◆ Direction ◆
Do not copy the pictures; transcribe all other material exactly.

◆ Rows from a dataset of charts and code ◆
** begin **

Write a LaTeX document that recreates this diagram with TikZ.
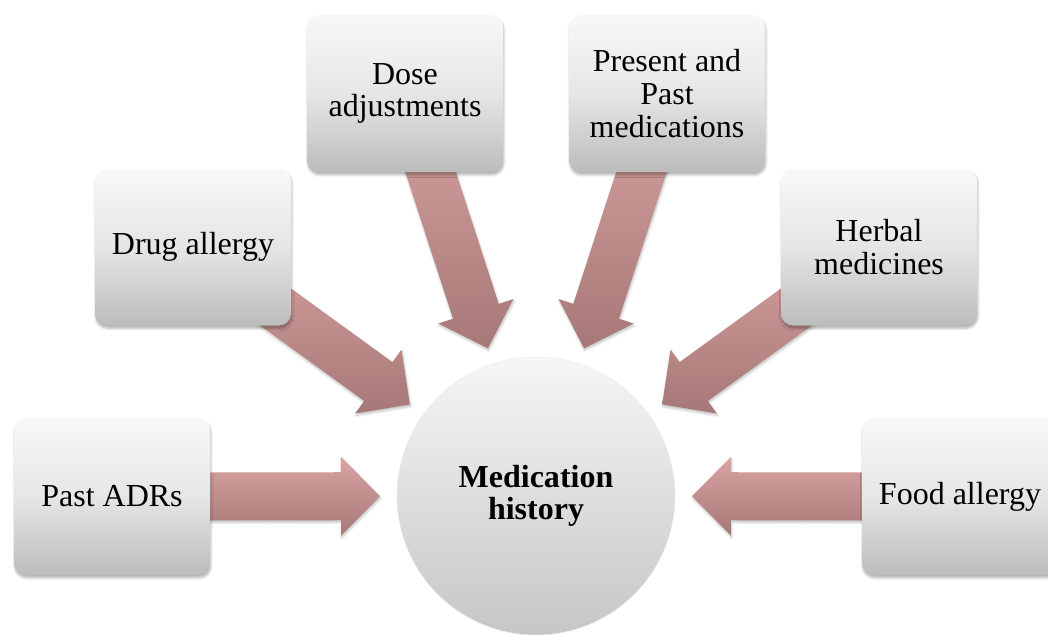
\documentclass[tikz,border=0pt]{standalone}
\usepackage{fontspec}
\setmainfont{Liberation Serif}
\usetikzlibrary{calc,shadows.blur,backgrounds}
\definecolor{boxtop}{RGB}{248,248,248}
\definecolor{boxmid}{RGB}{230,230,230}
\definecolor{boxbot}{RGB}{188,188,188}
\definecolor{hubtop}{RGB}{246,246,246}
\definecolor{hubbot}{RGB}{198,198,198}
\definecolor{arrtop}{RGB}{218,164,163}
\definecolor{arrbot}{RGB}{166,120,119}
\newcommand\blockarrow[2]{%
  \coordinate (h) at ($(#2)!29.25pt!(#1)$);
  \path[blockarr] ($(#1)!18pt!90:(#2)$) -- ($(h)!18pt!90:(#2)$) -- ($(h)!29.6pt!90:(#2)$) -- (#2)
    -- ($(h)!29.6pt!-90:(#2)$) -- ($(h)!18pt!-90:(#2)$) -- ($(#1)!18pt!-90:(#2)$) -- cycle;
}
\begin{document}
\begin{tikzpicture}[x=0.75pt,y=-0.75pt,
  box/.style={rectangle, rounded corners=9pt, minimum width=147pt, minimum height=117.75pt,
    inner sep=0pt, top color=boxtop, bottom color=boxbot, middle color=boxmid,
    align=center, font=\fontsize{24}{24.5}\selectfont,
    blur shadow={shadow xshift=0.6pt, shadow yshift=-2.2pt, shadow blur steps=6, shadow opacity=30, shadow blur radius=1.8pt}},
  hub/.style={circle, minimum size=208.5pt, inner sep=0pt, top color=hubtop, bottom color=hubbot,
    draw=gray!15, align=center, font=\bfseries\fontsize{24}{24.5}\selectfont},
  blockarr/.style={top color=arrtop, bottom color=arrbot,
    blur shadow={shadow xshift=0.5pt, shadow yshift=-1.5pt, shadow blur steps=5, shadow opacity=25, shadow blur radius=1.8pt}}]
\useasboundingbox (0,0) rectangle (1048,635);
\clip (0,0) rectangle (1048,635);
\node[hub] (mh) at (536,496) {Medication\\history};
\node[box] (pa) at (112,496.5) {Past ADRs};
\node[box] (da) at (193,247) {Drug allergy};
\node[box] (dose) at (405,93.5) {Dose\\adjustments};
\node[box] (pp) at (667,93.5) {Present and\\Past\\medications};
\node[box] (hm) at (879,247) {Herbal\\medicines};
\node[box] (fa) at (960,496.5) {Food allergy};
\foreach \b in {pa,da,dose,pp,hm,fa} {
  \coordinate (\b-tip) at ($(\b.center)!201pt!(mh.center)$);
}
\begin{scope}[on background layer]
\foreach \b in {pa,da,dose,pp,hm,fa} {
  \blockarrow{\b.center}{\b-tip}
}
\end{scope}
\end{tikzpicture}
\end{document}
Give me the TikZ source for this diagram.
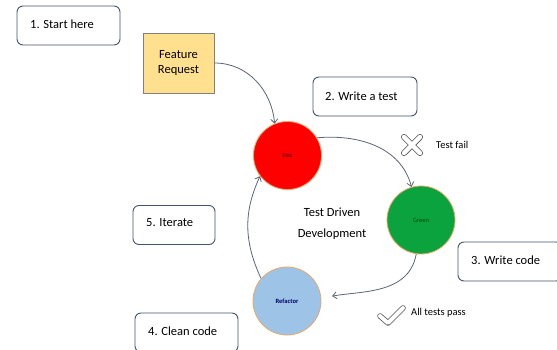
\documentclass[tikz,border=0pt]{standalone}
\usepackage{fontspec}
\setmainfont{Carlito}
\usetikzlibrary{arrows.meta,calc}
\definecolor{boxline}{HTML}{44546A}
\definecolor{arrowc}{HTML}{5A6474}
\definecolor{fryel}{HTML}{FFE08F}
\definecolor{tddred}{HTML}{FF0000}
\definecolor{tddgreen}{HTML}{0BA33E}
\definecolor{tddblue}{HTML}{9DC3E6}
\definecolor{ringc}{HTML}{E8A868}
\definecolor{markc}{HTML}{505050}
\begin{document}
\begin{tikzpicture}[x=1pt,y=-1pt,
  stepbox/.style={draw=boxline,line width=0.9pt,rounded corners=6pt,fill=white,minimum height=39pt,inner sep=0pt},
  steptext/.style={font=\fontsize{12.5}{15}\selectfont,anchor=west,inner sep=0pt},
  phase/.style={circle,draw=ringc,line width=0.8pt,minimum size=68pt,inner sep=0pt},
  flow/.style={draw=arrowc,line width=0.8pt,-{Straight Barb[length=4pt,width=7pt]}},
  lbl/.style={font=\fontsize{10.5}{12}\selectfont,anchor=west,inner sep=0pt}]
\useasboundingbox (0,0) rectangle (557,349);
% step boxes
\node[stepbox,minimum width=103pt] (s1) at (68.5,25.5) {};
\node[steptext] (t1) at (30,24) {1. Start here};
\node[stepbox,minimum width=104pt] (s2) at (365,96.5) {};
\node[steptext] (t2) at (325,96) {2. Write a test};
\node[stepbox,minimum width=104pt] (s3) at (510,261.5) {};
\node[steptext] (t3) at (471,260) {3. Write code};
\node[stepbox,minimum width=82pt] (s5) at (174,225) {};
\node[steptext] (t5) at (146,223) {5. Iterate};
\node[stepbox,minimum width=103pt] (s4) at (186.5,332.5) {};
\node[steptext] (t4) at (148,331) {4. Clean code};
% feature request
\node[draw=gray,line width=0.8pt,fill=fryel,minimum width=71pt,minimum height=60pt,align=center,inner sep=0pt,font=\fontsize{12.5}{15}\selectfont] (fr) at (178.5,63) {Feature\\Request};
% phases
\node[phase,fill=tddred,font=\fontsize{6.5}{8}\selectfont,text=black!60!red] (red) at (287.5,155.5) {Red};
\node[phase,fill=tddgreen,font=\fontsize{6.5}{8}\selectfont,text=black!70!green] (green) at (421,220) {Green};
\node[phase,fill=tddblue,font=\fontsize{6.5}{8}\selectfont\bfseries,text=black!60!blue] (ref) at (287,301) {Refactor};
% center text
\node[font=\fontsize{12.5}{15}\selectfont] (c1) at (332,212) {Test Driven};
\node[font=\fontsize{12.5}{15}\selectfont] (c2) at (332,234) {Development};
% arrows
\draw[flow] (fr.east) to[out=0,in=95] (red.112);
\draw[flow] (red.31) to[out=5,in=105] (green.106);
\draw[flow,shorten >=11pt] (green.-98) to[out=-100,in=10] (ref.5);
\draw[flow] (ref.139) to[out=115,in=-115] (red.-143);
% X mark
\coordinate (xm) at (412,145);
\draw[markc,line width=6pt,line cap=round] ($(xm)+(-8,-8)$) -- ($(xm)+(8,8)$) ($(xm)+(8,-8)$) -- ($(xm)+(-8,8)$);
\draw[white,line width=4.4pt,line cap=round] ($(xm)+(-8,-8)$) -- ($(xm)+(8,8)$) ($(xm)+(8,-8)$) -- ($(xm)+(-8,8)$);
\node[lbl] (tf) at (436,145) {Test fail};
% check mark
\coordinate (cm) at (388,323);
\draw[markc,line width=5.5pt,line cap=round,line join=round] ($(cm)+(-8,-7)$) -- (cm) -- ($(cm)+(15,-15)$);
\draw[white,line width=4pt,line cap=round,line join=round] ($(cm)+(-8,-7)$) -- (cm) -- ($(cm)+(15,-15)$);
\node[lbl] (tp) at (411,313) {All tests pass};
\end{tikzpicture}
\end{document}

** end **

◆ Task solution ◆
Write a LaTeX document that recreates this diagram with TikZ.
\documentclass[tikz,border=0pt]{standalone}
\usepackage{fontspec}
\setmainfont{Liberation Serif}
\usetikzlibrary{calc,shadows.blur,backgrounds}
\definecolor{boxtop}{RGB}{248,248,248}
\definecolor{boxmid}{RGB}{230,230,230}
\definecolor{boxbot}{RGB}{188,188,188}
\definecolor{hubtop}{RGB}{246,246,246}
\definecolor{hubbot}{RGB}{198,198,198}
\definecolor{arrtop}{RGB}{218,164,163}
\definecolor{arrbot}{RGB}{166,120,119}
\newcommand\blockarrow[2]{%
  \coordinate (h) at ($(#2)!29.25pt!(#1)$);
  \path[blockarr] ($(#1)!18pt!90:(#2)$) -- ($(h)!18pt!90:(#2)$) -- ($(h)!29.6pt!90:(#2)$) -- (#2)
    -- ($(h)!29.6pt!-90:(#2)$) -- ($(h)!18pt!-90:(#2)$) -- ($(#1)!18pt!-90:(#2)$) -- cycle;
}
\begin{document}
\begin{tikzpicture}[x=0.75pt,y=-0.75pt,
  box/.style={rectangle, rounded corners=9pt, minimum width=147pt, minimum height=117.75pt,
    inner sep=0pt, top color=boxtop, bottom color=boxbot, middle color=boxmid,
    align=center, font=\fontsize{24}{24.5}\selectfont,
    blur shadow={shadow xshift=0.6pt, shadow yshift=-2.2pt, shadow blur steps=6, shadow opacity=30, shadow blur radius=1.8pt}},
  hub/.style={circle, minimum size=208.5pt, inner sep=0pt, top color=hubtop, bottom color=hubbot,
    draw=gray!15, align=center, font=\bfseries\fontsize{24}{24.5}\selectfont},
  blockarr/.style={top color=arrtop, bottom color=arrbot,
    blur shadow={shadow xshift=0.5pt, shadow yshift=-1.5pt, shadow blur steps=5, shadow opacity=25, shadow blur radius=1.8pt}}]
\useasboundingbox (0,0) rectangle (1048,635);
\clip (0,0) rectangle (1048,635);
\node[hub] (mh) at (536,496) {Medication\\history};
\node[box] (pa) at (112,496.5) {Past ADRs};
\node[box] (da) at (193,247) {Drug allergy};
\node[box] (dose) at (405,93.5) {Dose\\adjustments};
\node[box] (pp) at (667,93.5) {Present and\\Past\\medications};
\node[box] (hm) at (879,247) {Herbal\\medicines};
\node[box] (fa) at (960,496.5) {Food allergy};
\foreach \b in {pa,da,dose,pp,hm,fa} {
  \coordinate (\b-tip) at ($(\b.center)!201pt!(mh.center)$);
}
\begin{scope}[on background layer]
\foreach \b in {pa,da,dose,pp,hm,fa} {
  \blockarrow{\b.center}{\b-tip}
}
\end{scope}
\end{tikzpicture}
\end{document}
Give me the TikZ source for this diagram.
\documentclass[tikz,border=0pt]{standalone}
\usepackage{fontspec}
\setmainfont{Carlito}
\usetikzlibrary{arrows.meta,calc}
\definecolor{boxline}{HTML}{44546A}
\definecolor{arrowc}{HTML}{5A6474}
\definecolor{fryel}{HTML}{FFE08F}
\definecolor{tddred}{HTML}{FF0000}
\definecolor{tddgreen}{HTML}{0BA33E}
\definecolor{tddblue}{HTML}{9DC3E6}
\definecolor{ringc}{HTML}{E8A868}
\definecolor{markc}{HTML}{505050}
\begin{document}
\begin{tikzpicture}[x=1pt,y=-1pt,
  stepbox/.style={draw=boxline,line width=0.9pt,rounded corners=6pt,fill=white,minimum height=39pt,inner sep=0pt},
  steptext/.style={font=\fontsize{12.5}{15}\selectfont,anchor=west,inner sep=0pt},
  phase/.style={circle,draw=ringc,line width=0.8pt,minimum size=68pt,inner sep=0pt},
  flow/.style={draw=arrowc,line width=0.8pt,-{Straight Barb[length=4pt,width=7pt]}},
  lbl/.style={font=\fontsize{10.5}{12}\selectfont,anchor=west,inner sep=0pt}]
\useasboundingbox (0,0) rectangle (557,349);
% step boxes
\node[stepbox,minimum width=103pt] (s1) at (68.5,25.5) {};
\node[steptext] (t1) at (30,24) {1. Start here};
\node[stepbox,minimum width=104pt] (s2) at (365,96.5) {};
\node[steptext] (t2) at (325,96) {2. Write a test};
\node[stepbox,minimum width=104pt] (s3) at (510,261.5) {};
\node[steptext] (t3) at (471,260) {3. Write code};
\node[stepbox,minimum width=82pt] (s5) at (174,225) {};
\node[steptext] (t5) at (146,223) {5. Iterate};
\node[stepbox,minimum width=103pt] (s4) at (186.5,332.5) {};
\node[steptext] (t4) at (148,331) {4. Clean code};
% feature request
\node[draw=gray,line width=0.8pt,fill=fryel,minimum width=71pt,minimum height=60pt,align=center,inner sep=0pt,font=\fontsize{12.5}{15}\selectfont] (fr) at (178.5,63) {Feature\\Request};
% phases
\node[phase,fill=tddred,font=\fontsize{6.5}{8}\selectfont,text=black!60!red] (red) at (287.5,155.5) {Red};
\node[phase,fill=tddgreen,font=\fontsize{6.5}{8}\selectfont,text=black!70!green] (green) at (421,220) {Green};
\node[phase,fill=tddblue,font=\fontsize{6.5}{8}\selectfont\bfseries,text=black!60!blue] (ref) at (287,301) {Refactor};
% center text
\node[font=\fontsize{12.5}{15}\selectfont] (c1) at (332,212) {Test Driven};
\node[font=\fontsize{12.5}{15}\selectfont] (c2) at (332,234) {Development};
% arrows
\draw[flow] (fr.east) to[out=0,in=95] (red.112);
\draw[flow] (red.31) to[out=5,in=105] (green.106);
\draw[flow,shorten >=11pt] (green.-98) to[out=-100,in=10] (ref.5);
\draw[flow] (ref.139) to[out=115,in=-115] (red.-143);
% X mark
\coordinate (xm) at (412,145);
\draw[markc,line width=6pt,line cap=round] ($(xm)+(-8,-8)$) -- ($(xm)+(8,8)$) ($(xm)+(8,-8)$) -- ($(xm)+(-8,8)$);
\draw[white,line width=4.4pt,line cap=round] ($(xm)+(-8,-8)$) -- ($(xm)+(8,8)$) ($(xm)+(8,-8)$) -- ($(xm)+(-8,8)$);
\node[lbl] (tf) at (436,145) {Test fail};
% check mark
\coordinate (cm) at (388,323);
\draw[markc,line width=5.5pt,line cap=round,line join=round] ($(cm)+(-8,-7)$) -- (cm) -- ($(cm)+(15,-15)$);
\draw[white,line width=4pt,line cap=round,line join=round] ($(cm)+(-8,-7)$) -- (cm) -- ($(cm)+(15,-15)$);
\node[lbl] (tp) at (411,313) {All tests pass};
\end{tikzpicture}
\end{document}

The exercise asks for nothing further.